[Directions]: Every line below must be reproduced exactly. Copy them all.

▼

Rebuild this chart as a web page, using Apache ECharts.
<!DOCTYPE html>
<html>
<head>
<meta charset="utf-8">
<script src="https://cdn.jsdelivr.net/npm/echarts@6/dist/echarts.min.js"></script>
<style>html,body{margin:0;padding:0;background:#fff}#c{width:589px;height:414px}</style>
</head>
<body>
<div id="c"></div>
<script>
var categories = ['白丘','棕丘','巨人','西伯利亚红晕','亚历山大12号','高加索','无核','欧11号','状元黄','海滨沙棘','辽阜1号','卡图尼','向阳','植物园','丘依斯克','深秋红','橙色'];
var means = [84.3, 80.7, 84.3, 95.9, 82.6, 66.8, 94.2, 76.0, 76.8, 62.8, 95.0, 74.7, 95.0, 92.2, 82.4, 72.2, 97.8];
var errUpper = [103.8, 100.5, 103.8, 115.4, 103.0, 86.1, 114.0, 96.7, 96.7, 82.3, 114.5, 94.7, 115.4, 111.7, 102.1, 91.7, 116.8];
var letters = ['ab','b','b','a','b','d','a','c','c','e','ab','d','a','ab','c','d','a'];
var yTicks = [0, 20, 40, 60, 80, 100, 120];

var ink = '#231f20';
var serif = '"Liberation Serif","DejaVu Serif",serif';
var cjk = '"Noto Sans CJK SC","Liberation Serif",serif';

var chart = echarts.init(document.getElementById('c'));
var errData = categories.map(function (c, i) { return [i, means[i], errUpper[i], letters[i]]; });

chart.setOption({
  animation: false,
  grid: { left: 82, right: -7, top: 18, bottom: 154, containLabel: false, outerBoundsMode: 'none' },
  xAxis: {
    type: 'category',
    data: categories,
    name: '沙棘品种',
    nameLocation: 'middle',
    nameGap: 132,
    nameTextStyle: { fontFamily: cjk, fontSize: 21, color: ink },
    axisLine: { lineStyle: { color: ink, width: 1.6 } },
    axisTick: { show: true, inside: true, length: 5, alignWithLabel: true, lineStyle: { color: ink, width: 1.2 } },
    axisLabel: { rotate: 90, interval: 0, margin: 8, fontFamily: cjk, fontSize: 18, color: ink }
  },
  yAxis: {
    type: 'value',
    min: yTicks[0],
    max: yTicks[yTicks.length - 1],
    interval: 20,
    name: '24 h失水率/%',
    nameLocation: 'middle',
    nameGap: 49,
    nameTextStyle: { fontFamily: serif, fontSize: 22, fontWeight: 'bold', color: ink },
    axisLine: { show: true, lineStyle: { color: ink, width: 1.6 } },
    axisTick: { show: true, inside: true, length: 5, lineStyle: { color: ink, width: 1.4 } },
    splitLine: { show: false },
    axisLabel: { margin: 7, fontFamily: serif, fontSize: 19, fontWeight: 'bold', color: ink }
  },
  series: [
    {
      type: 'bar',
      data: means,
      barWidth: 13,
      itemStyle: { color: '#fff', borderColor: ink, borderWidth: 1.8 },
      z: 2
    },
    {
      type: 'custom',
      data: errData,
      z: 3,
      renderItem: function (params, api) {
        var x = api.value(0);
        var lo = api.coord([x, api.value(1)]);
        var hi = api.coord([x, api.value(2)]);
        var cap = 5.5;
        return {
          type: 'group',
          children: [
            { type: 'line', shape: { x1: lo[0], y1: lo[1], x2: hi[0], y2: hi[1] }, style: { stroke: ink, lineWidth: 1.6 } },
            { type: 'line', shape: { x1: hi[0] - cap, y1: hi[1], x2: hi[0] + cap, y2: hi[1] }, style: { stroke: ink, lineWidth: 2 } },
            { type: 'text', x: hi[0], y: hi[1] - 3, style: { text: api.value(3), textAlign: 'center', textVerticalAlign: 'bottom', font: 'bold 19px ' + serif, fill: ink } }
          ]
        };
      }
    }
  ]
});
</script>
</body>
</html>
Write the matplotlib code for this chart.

▲

[Full response]:
Rebuild this chart as a web page, using Apache ECharts.
<!DOCTYPE html>
<html>
<head>
<meta charset="utf-8">
<script src="https://cdn.jsdelivr.net/npm/echarts@6/dist/echarts.min.js"></script>
<style>html,body{margin:0;padding:0;background:#fff}#c{width:589px;height:414px}</style>
</head>
<body>
<div id="c"></div>
<script>
var categories = ['白丘','棕丘','巨人','西伯利亚红晕','亚历山大12号','高加索','无核','欧11号','状元黄','海滨沙棘','辽阜1号','卡图尼','向阳','植物园','丘依斯克','深秋红','橙色'];
var means = [84.3, 80.7, 84.3, 95.9, 82.6, 66.8, 94.2, 76.0, 76.8, 62.8, 95.0, 74.7, 95.0, 92.2, 82.4, 72.2, 97.8];
var errUpper = [103.8, 100.5, 103.8, 115.4, 103.0, 86.1, 114.0, 96.7, 96.7, 82.3, 114.5, 94.7, 115.4, 111.7, 102.1, 91.7, 116.8];
var letters = ['ab','b','b','a','b','d','a','c','c','e','ab','d','a','ab','c','d','a'];
var yTicks = [0, 20, 40, 60, 80, 100, 120];

var ink = '#231f20';
var serif = '"Liberation Serif","DejaVu Serif",serif';
var cjk = '"Noto Sans CJK SC","Liberation Serif",serif';

var chart = echarts.init(document.getElementById('c'));
var errData = categories.map(function (c, i) { return [i, means[i], errUpper[i], letters[i]]; });

chart.setOption({
  animation: false,
  grid: { left: 82, right: -7, top: 18, bottom: 154, containLabel: false, outerBoundsMode: 'none' },
  xAxis: {
    type: 'category',
    data: categories,
    name: '沙棘品种',
    nameLocation: 'middle',
    nameGap: 132,
    nameTextStyle: { fontFamily: cjk, fontSize: 21, color: ink },
    axisLine: { lineStyle: { color: ink, width: 1.6 } },
    axisTick: { show: true, inside: true, length: 5, alignWithLabel: true, lineStyle: { color: ink, width: 1.2 } },
    axisLabel: { rotate: 90, interval: 0, margin: 8, fontFamily: cjk, fontSize: 18, color: ink }
  },
  yAxis: {
    type: 'value',
    min: yTicks[0],
    max: yTicks[yTicks.length - 1],
    interval: 20,
    name: '24 h失水率/%',
    nameLocation: 'middle',
    nameGap: 49,
    nameTextStyle: { fontFamily: serif, fontSize: 22, fontWeight: 'bold', color: ink },
    axisLine: { show: true, lineStyle: { color: ink, width: 1.6 } },
    axisTick: { show: true, inside: true, length: 5, lineStyle: { color: ink, width: 1.4 } },
    splitLine: { show: false },
    axisLabel: { margin: 7, fontFamily: serif, fontSize: 19, fontWeight: 'bold', color: ink }
  },
  series: [
    {
      type: 'bar',
      data: means,
      barWidth: 13,
      itemStyle: { color: '#fff', borderColor: ink, borderWidth: 1.8 },
      z: 2
    },
    {
      type: 'custom',
      data: errData,
      z: 3,
      renderItem: function (params, api) {
        var x = api.value(0);
        var lo = api.coord([x, api.value(1)]);
        var hi = api.coord([x, api.value(2)]);
        var cap = 5.5;
        return {
          type: 'group',
          children: [
            { type: 'line', shape: { x1: lo[0], y1: lo[1], x2: hi[0], y2: hi[1] }, style: { stroke: ink, lineWidth: 1.6 } },
            { type: 'line', shape: { x1: hi[0] - cap, y1: hi[1], x2: hi[0] + cap, y2: hi[1] }, style: { stroke: ink, lineWidth: 2 } },
            { type: 'text', x: hi[0], y: hi[1] - 3, style: { text: api.value(3), textAlign: 'center', textVerticalAlign: 'bottom', font: 'bold 19px ' + serif, fill: ink } }
          ]
        };
      }
    }
  ]
});
</script>
</body>
</html>
Write the matplotlib code for this chart.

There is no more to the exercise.